A novel issue of work product privilege was decided today by the North Carolina Court of Appeals in Boyce & Isley, PLLC v. Cooper.  The Court held that an attorney’s verbatim copying of the text of selected documents at a document production was entitled to the protection of the privilege.

Here are the facts: during a document production, an attorney for the Defendant made notes on her laptop computer of the documents being reviewed. Her notes included "short snippets of verbatim text from certain documents" and her "thoughts regarding them and her theories of the case."

Plaintiff moved to compel production. The trial court ordered the production of the lawyer’s notes, but the Court of Appeals accepted an interlocutory appeal of the issue and reversed.

The precedent the Court found to be similar consisted of federal cases holding that an attorney’s highlighting of documents constituted protected work product.  The Court of Appeals held that "the act of defendants’ counsel of inputting text from [plaintiff’s] files into her laptop is analogous to an attorney highlighting select portions of copied documents." 

The Defendants also argued that the lawyer’s selection of a few items to record verbatim — out of thousands of pages of documents produced — warranted the protection of the work product privilege.  The Court agreed, and held moreover that this was opinion work product entitled to absolute protection:

Defendants contend that the disclosure of the notes would direct plaintiffs to the few documents and portions thereof that defendants’ counsel focused on and considered significant enough to emphasize from among a vast number of items. We agree. Consequently, we conclude that the verbatim text entered in the computer of defendants’ counsel qualifies as opinion work product and is not discoverable, especially where plaintiffs. . . already have the underlying, original documents in their possession. As such, the trial court abused its discretion by concluding otherwise. Furthermore, even assuming, arguendo, that the verbatim text here qualifies merely as ordinary work product as opposed to opinion work product, we agree with defendants that plaintiffs have neither argued nor shown that there is a “substantial need” or “undue hardship” to justify production, particularly given that [plaintiffs have] all of the underlying documents in [their] possession.

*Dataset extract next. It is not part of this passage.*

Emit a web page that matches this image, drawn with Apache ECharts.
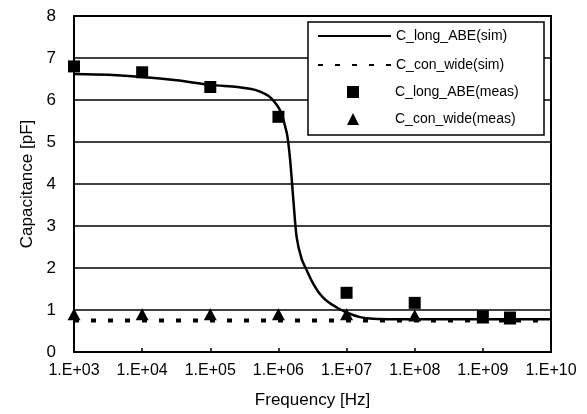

The Court also observed that "in cases that involve reams of documents and extensive document discovery, the selection and compilation of documents is more crucial than legal research."  (quoting Shelton v. American Motors Corp., 805 F.2d 1323 (8th Cir. 1986)).

I’ve used the term "privilege" in this post, the Court of Appeals said that work product is actually a "qualified immunity."

Jim Phillips and Charles Coble of Brooks Pierce represent the Defendant.